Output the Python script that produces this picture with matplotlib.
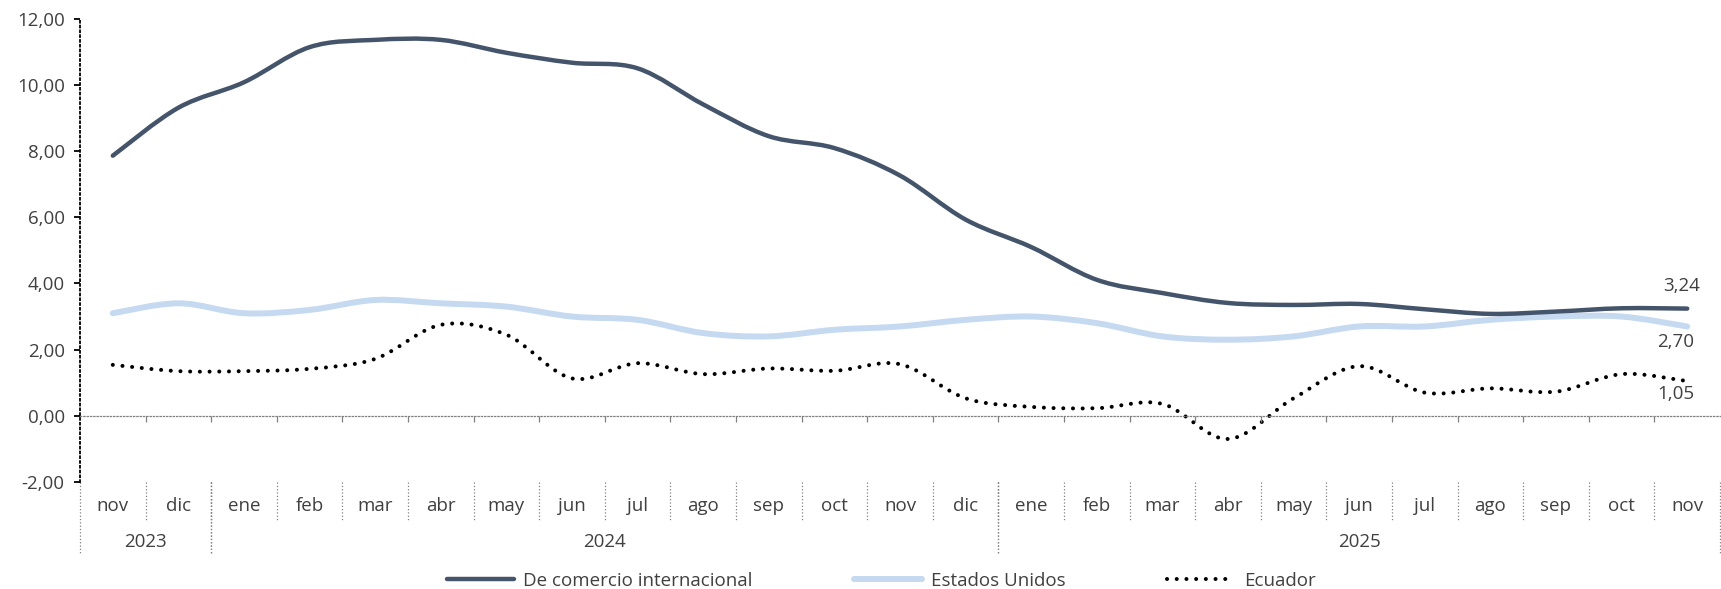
import numpy as np
import matplotlib
matplotlib.use("Agg")
import matplotlib.pyplot as plt
from matplotlib.path import Path
from matplotlib.patches import PathPatch
from matplotlib.lines import Line2D
from matplotlib.transforms import blended_transform_factory

plt.rcParams['font.family'] = ['Open Sans', 'DejaVu Sans']

months = ['nov', 'dic', 'ene', 'feb', 'mar', 'abr', 'may', 'jun', 'jul', 'ago', 'sep', 'oct',
          'nov', 'dic', 'ene', 'feb', 'mar', 'abr', 'may', 'jun', 'jul', 'ago', 'sep', 'oct', 'nov']
years = ['2023', '2024', '2025']
year_spans = [(0, 1), (2, 13), (14, 24)]

comercio = [7.86, 9.31, 10.08, 11.14, 11.36, 11.36, 10.97, 10.67, 10.50, 9.41, 8.45, 8.09, 7.26,
            5.93, 5.10, 4.11, 3.71, 3.41, 3.35, 3.38, 3.22, 3.08, 3.15, 3.25, 3.24]
eeuu = [3.10, 3.40, 3.10, 3.20, 3.50, 3.40, 3.30, 3.00, 2.90, 2.50, 2.40, 2.60, 2.70,
        2.90, 3.00, 2.80, 2.40, 2.30, 2.40, 2.70, 2.70, 2.90, 3.00, 3.00, 2.70]
ecuador = [1.54, 1.35, 1.35, 1.42, 1.72, 2.75, 2.45, 1.13, 1.59, 1.26, 1.43, 1.36, 1.56,
           0.53, 0.27, 0.23, 0.36, -0.70, 0.53, 1.50, 0.70, 0.83, 0.73, 1.26, 1.05]

dark = '#44546A'
light = '#C5D9F1'
txt = '#404040'
fs = 13.5


def smooth_path(x, y):
    # bezier curve through the points, like excel's smoothed line
    pts = np.column_stack([x, y])
    n = len(pts)
    verts = [pts[0]]
    codes = [Path.MOVETO]
    for i in range(n - 1):
        p0 = pts[max(i - 1, 0)]
        p1 = pts[i]
        p2 = pts[i + 1]
        p3 = pts[min(i + 2, n - 1)]
        verts += [p1 + (p2 - p0) / 6, p2 - (p3 - p1) / 6, p2]
        codes += [Path.CURVE4] * 3
    return Path(verts, codes)


def fmt(v):
    return f'{v:.2f}'.replace('.', ',')


fig = plt.figure(figsize=(17.21, 5.89), dpi=100)
ax = fig.add_axes([80 / 1721, 1 - 482 / 589, 1640 / 1721, 463.3 / 589])

x = np.arange(len(months))
ax.add_patch(PathPatch(smooth_path(x, eeuu), fill=False, edgecolor=light, lw=4.3,
                       capstyle='round', joinstyle='round'))
ax.add_patch(PathPatch(smooth_path(x, comercio), fill=False, edgecolor=dark, lw=3.2,
                       capstyle='round', joinstyle='round'))
ax.add_patch(PathPatch(smooth_path(x, ecuador), fill=False, edgecolor='black', lw=2.9,
                       linestyle=(0, (0.01, 2.4)), capstyle='round'))

ax.set_xlim(-0.5, len(months) - 0.5)
ax.set_ylim(-2, 12)
yt = np.arange(-2, 13, 2)
ax.set_yticks(yt)
ax.set_yticklabels([fmt(v) for v in yt])

for s in ['top', 'right']:
    ax.spines[s].set_visible(False)
ax.spines['left'].set_linestyle(':')
ax.spines['left'].set_linewidth(1.3)
ax.spines['left'].set_color('black')
ax.spines['bottom'].set_position(('data', 0))
ax.spines['bottom'].set_linestyle(':')
ax.spines['bottom'].set_linewidth(0.9)
ax.spines['bottom'].set_color('#808080')

ax.set_xticks(np.arange(-0.5, len(months), 1.0)[1:-1])
ax.set_xticklabels([])
ax.tick_params(axis='x', direction='out', length=4, width=0.9, color='#808080')
ax.tick_params(axis='y', direction='out', length=4, width=1.3, color='black',
               labelsize=fs, labelcolor=txt, pad=7)

# category labels under the plot
tr = blended_transform_factory(ax.transData, ax.transAxes)
for i, m in enumerate(months):
    ax.text(i, -0.052, m, transform=tr, ha='center', va='center', fontsize=fs, color=txt)
for k in range(1, len(months)):
    ax.plot([k - 0.5, k - 0.5], [0, -0.084], transform=tr, color='#808080', lw=0.9,
            ls=':', clip_on=False)
for yr, (a, b) in zip(years, year_spans):
    ax.text((a + b) / 2, -0.13, yr, transform=tr, ha='center', va='center',
            fontsize=fs, color=txt)
    for e in (a - 0.5, b + 0.5):
        ax.plot([e, e], [0, -0.155], transform=tr, color='#808080', lw=0.9,
                ls=':', clip_on=False)

# end labels
last = len(months) - 1
ax.annotate(fmt(comercio[-1]), (last, comercio[-1]), xytext=(-4, 16),
            textcoords='offset points', ha='center', va='center', fontsize=fs, color=txt)
ax.annotate(fmt(eeuu[-1]), (last, eeuu[-1]), xytext=(-8, -11),
            textcoords='offset points', ha='center', va='center', fontsize=fs, color=txt)
ax.annotate(fmt(ecuador[-1]), (last, ecuador[-1]), xytext=(-8, -9),
            textcoords='offset points', ha='center', va='center', fontsize=fs, color=txt)

handles = [Line2D([], [], color=dark, lw=3.2, solid_capstyle='round'),
           Line2D([], [], color=light, lw=4.3, solid_capstyle='round'),
           Line2D([], [], color='black', lw=2.9, ls=(0, (0.01, 2.4)), dash_capstyle='round')]
fig.legend(handles, ['De comercio internacional', 'Estados Unidos', 'Ecuador'],
           loc='center', bbox_to_anchor=(881 / 1721, 1 - 581 / 589), ncol=3,
           frameon=False, fontsize=fs, handlelength=3.6, columnspacing=5.4,
           handletextpad=0.5, labelcolor=txt)

fig.savefig('out.png', dpi=100)
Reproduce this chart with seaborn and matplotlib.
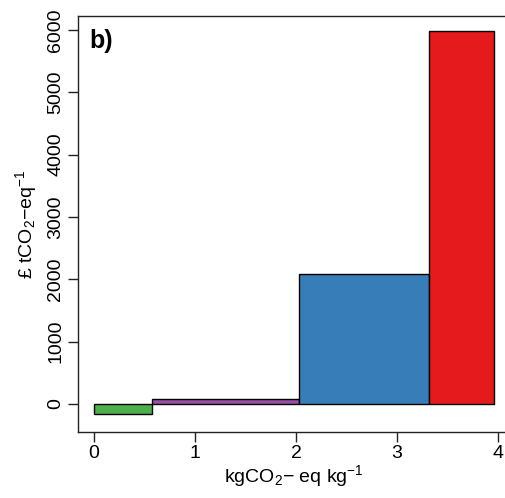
import seaborn as sns
import matplotlib.pyplot as plt

# marginal abatement style bars: width = abatement, height = cost
widths = [0.57, 1.46, 1.29, 0.64]
costs = [-160, 80, 2090, 5990]
colors = ["#4DAF4A", "#984EA3", "#377EB8", "#E41A1C"]
xticks = [0, 1, 2, 3, 4]
yticks = [0, 1000, 2000, 3000, 4000, 5000, 6000]

sns.set_theme(style="ticks")
plt.rcParams["font.family"] = ["Liberation Sans", "DejaVu Sans"]
plt.rcParams["mathtext.default"] = "regular"
plt.rcParams["text.color"] = "black"
plt.rcParams["axes.labelcolor"] = "black"

fig = plt.figure(figsize=(5.06, 4.98), dpi=100)
ax = fig.add_axes([0.154, 0.1325, 0.854, 0.8355])

left = 0
for w, c, col in zip(widths, costs, colors):
    ax.bar(left, c, width=w, align="edge", color=col, edgecolor="black", linewidth=1)
    left += w

ax.set_xlim(-0.16, 4.12)
ax.set_ylim(-449, 6225)
ax.set_xticks(xticks)
ax.set_yticks(yticks)
ax.set_yticklabels([str(v) for v in yticks], rotation=90, va="center")
ax.tick_params(axis="both", labelsize=14, length=7, width=1, color="#222222", colors="black")
ax.tick_params(axis="y", pad=3)
ax.tick_params(axis="x", pad=2)
for s in ax.spines.values():
    s.set_color("#222222")
    s.set_linewidth(1)

ax.set_xlabel(r"kgCO$_2$$-$ eq kg$^{-1}$", fontsize=14, labelpad=1)
ax.set_ylabel(r"£ tCO$_2$$-$eq$^{-1}$", fontsize=14, labelpad=6)
ax.text(-0.05, 5820, "b)", fontsize=18, fontweight="bold", va="center", ha="left", color="black")

fig.savefig("out.png", dpi=100)
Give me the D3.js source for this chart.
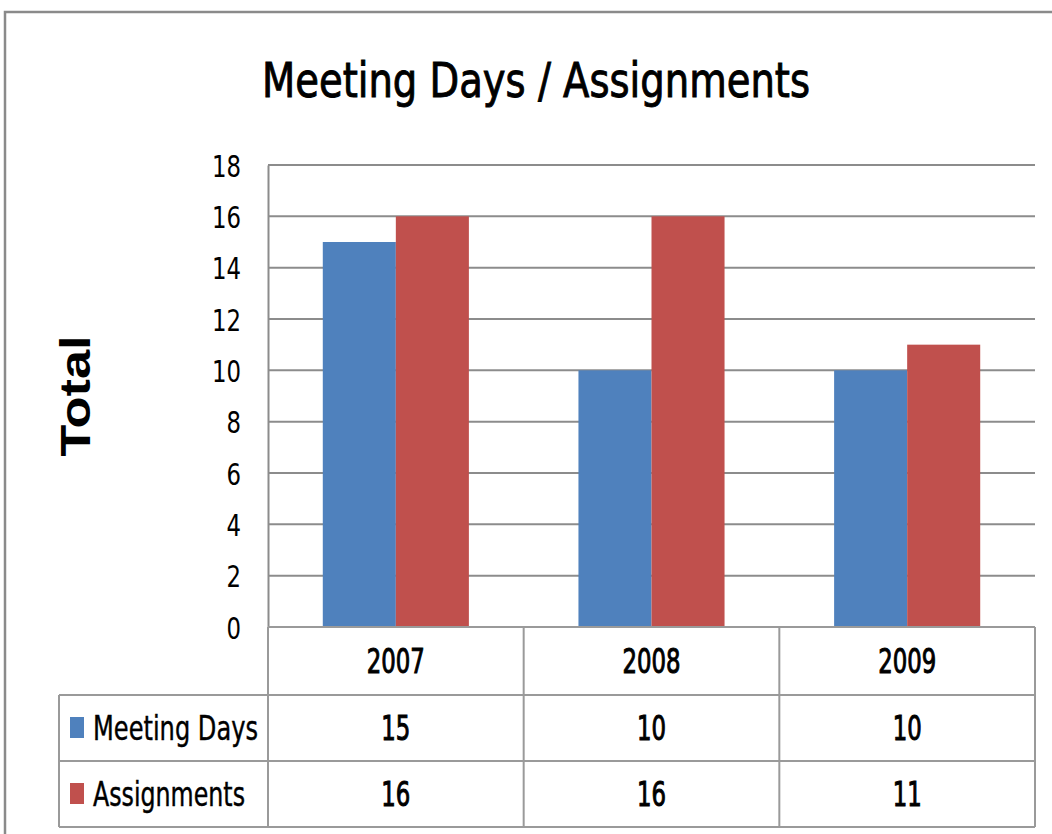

§ TASK INSTRUCTIONS: Do not include images; quote all of the entries above exactly.

§ FINISHED TASK:
Output the Python script that produces this picture with matplotlib.
import numpy as np
import matplotlib
matplotlib.use("Agg")
import matplotlib.pyplot as plt
from matplotlib.path import Path
from matplotlib.patches import PathPatch
from matplotlib.lines import Line2D
from matplotlib.transforms import blended_transform_factory

plt.rcParams['font.family'] = ['Open Sans', 'DejaVu Sans']

months = ['nov', 'dic', 'ene', 'feb', 'mar', 'abr', 'may', 'jun', 'jul', 'ago', 'sep', 'oct',
          'nov', 'dic', 'ene', 'feb', 'mar', 'abr', 'may', 'jun', 'jul', 'ago', 'sep', 'oct', 'nov']
years = ['2023', '2024', '2025']
year_spans = [(0, 1), (2, 13), (14, 24)]

comercio = [7.86, 9.31, 10.08, 11.14, 11.36, 11.36, 10.97, 10.67, 10.50, 9.41, 8.45, 8.09, 7.26,
            5.93, 5.10, 4.11, 3.71, 3.41, 3.35, 3.38, 3.22, 3.08, 3.15, 3.25, 3.24]
eeuu = [3.10, 3.40, 3.10, 3.20, 3.50, 3.40, 3.30, 3.00, 2.90, 2.50, 2.40, 2.60, 2.70,
        2.90, 3.00, 2.80, 2.40, 2.30, 2.40, 2.70, 2.70, 2.90, 3.00, 3.00, 2.70]
ecuador = [1.54, 1.35, 1.35, 1.42, 1.72, 2.75, 2.45, 1.13, 1.59, 1.26, 1.43, 1.36, 1.56,
           0.53, 0.27, 0.23, 0.36, -0.70, 0.53, 1.50, 0.70, 0.83, 0.73, 1.26, 1.05]

dark = '#44546A'
light = '#C5D9F1'
txt = '#404040'
fs = 13.5


def smooth_path(x, y):
    # bezier curve through the points, like excel's smoothed line
    pts = np.column_stack([x, y])
    n = len(pts)
    verts = [pts[0]]
    codes = [Path.MOVETO]
    for i in range(n - 1):
        p0 = pts[max(i - 1, 0)]
        p1 = pts[i]
        p2 = pts[i + 1]
        p3 = pts[min(i + 2, n - 1)]
        verts += [p1 + (p2 - p0) / 6, p2 - (p3 - p1) / 6, p2]
        codes += [Path.CURVE4] * 3
    return Path(verts, codes)


def fmt(v):
    return f'{v:.2f}'.replace('.', ',')


fig = plt.figure(figsize=(17.21, 5.89), dpi=100)
ax = fig.add_axes([80 / 1721, 1 - 482 / 589, 1640 / 1721, 463.3 / 589])

x = np.arange(len(months))
ax.add_patch(PathPatch(smooth_path(x, eeuu), fill=False, edgecolor=light, lw=4.3,
                       capstyle='round', joinstyle='round'))
ax.add_patch(PathPatch(smooth_path(x, comercio), fill=False, edgecolor=dark, lw=3.2,
                       capstyle='round', joinstyle='round'))
ax.add_patch(PathPatch(smooth_path(x, ecuador), fill=False, edgecolor='black', lw=2.9,
                       linestyle=(0, (0.01, 2.4)), capstyle='round'))

ax.set_xlim(-0.5, len(months) - 0.5)
ax.set_ylim(-2, 12)
yt = np.arange(-2, 13, 2)
ax.set_yticks(yt)
ax.set_yticklabels([fmt(v) for v in yt])

for s in ['top', 'right']:
    ax.spines[s].set_visible(False)
ax.spines['left'].set_linestyle(':')
ax.spines['left'].set_linewidth(1.3)
ax.spines['left'].set_color('black')
ax.spines['bottom'].set_position(('data', 0))
ax.spines['bottom'].set_linestyle(':')
ax.spines['bottom'].set_linewidth(0.9)
ax.spines['bottom'].set_color('#808080')

ax.set_xticks(np.arange(-0.5, len(months), 1.0)[1:-1])
ax.set_xticklabels([])
ax.tick_params(axis='x', direction='out', length=4, width=0.9, color='#808080')
ax.tick_params(axis='y', direction='out', length=4, width=1.3, color='black',
               labelsize=fs, labelcolor=txt, pad=7)

# category labels under the plot
tr = blended_transform_factory(ax.transData, ax.transAxes)
for i, m in enumerate(months):
    ax.text(i, -0.052, m, transform=tr, ha='center', va='center', fontsize=fs, color=txt)
for k in range(1, len(months)):
    ax.plot([k - 0.5, k - 0.5], [0, -0.084], transform=tr, color='#808080', lw=0.9,
            ls=':', clip_on=False)
for yr, (a, b) in zip(years, year_spans):
    ax.text((a + b) / 2, -0.13, yr, transform=tr, ha='center', va='center',
            fontsize=fs, color=txt)
    for e in (a - 0.5, b + 0.5):
        ax.plot([e, e], [0, -0.155], transform=tr, color='#808080', lw=0.9,
                ls=':', clip_on=False)

# end labels
last = len(months) - 1
ax.annotate(fmt(comercio[-1]), (last, comercio[-1]), xytext=(-4, 16),
            textcoords='offset points', ha='center', va='center', fontsize=fs, color=txt)
ax.annotate(fmt(eeuu[-1]), (last, eeuu[-1]), xytext=(-8, -11),
            textcoords='offset points', ha='center', va='center', fontsize=fs, color=txt)
ax.annotate(fmt(ecuador[-1]), (last, ecuador[-1]), xytext=(-8, -9),
            textcoords='offset points', ha='center', va='center', fontsize=fs, color=txt)

handles = [Line2D([], [], color=dark, lw=3.2, solid_capstyle='round'),
           Line2D([], [], color=light, lw=4.3, solid_capstyle='round'),
           Line2D([], [], color='black', lw=2.9, ls=(0, (0.01, 2.4)), dash_capstyle='round')]
fig.legend(handles, ['De comercio internacional', 'Estados Unidos', 'Ecuador'],
           loc='center', bbox_to_anchor=(881 / 1721, 1 - 581 / 589), ncol=3,
           frameon=False, fontsize=fs, handlelength=3.6, columnspacing=5.4,
           handletextpad=0.5, labelcolor=txt)

fig.savefig('out.png', dpi=100)
Reproduce this chart with seaborn and matplotlib.
import seaborn as sns
import matplotlib.pyplot as plt

# marginal abatement style bars: width = abatement, height = cost
widths = [0.57, 1.46, 1.29, 0.64]
costs = [-160, 80, 2090, 5990]
colors = ["#4DAF4A", "#984EA3", "#377EB8", "#E41A1C"]
xticks = [0, 1, 2, 3, 4]
yticks = [0, 1000, 2000, 3000, 4000, 5000, 6000]

sns.set_theme(style="ticks")
plt.rcParams["font.family"] = ["Liberation Sans", "DejaVu Sans"]
plt.rcParams["mathtext.default"] = "regular"
plt.rcParams["text.color"] = "black"
plt.rcParams["axes.labelcolor"] = "black"

fig = plt.figure(figsize=(5.06, 4.98), dpi=100)
ax = fig.add_axes([0.154, 0.1325, 0.854, 0.8355])

left = 0
for w, c, col in zip(widths, costs, colors):
    ax.bar(left, c, width=w, align="edge", color=col, edgecolor="black", linewidth=1)
    left += w

ax.set_xlim(-0.16, 4.12)
ax.set_ylim(-449, 6225)
ax.set_xticks(xticks)
ax.set_yticks(yticks)
ax.set_yticklabels([str(v) for v in yticks], rotation=90, va="center")
ax.tick_params(axis="both", labelsize=14, length=7, width=1, color="#222222", colors="black")
ax.tick_params(axis="y", pad=3)
ax.tick_params(axis="x", pad=2)
for s in ax.spines.values():
    s.set_color("#222222")
    s.set_linewidth(1)

ax.set_xlabel(r"kgCO$_2$$-$ eq kg$^{-1}$", fontsize=14, labelpad=1)
ax.set_ylabel(r"£ tCO$_2$$-$eq$^{-1}$", fontsize=14, labelpad=6)
ax.text(-0.05, 5820, "b)", fontsize=18, fontweight="bold", va="center", ha="left", color="black")

fig.savefig("out.png", dpi=100)
Give me the D3.js source for this chart.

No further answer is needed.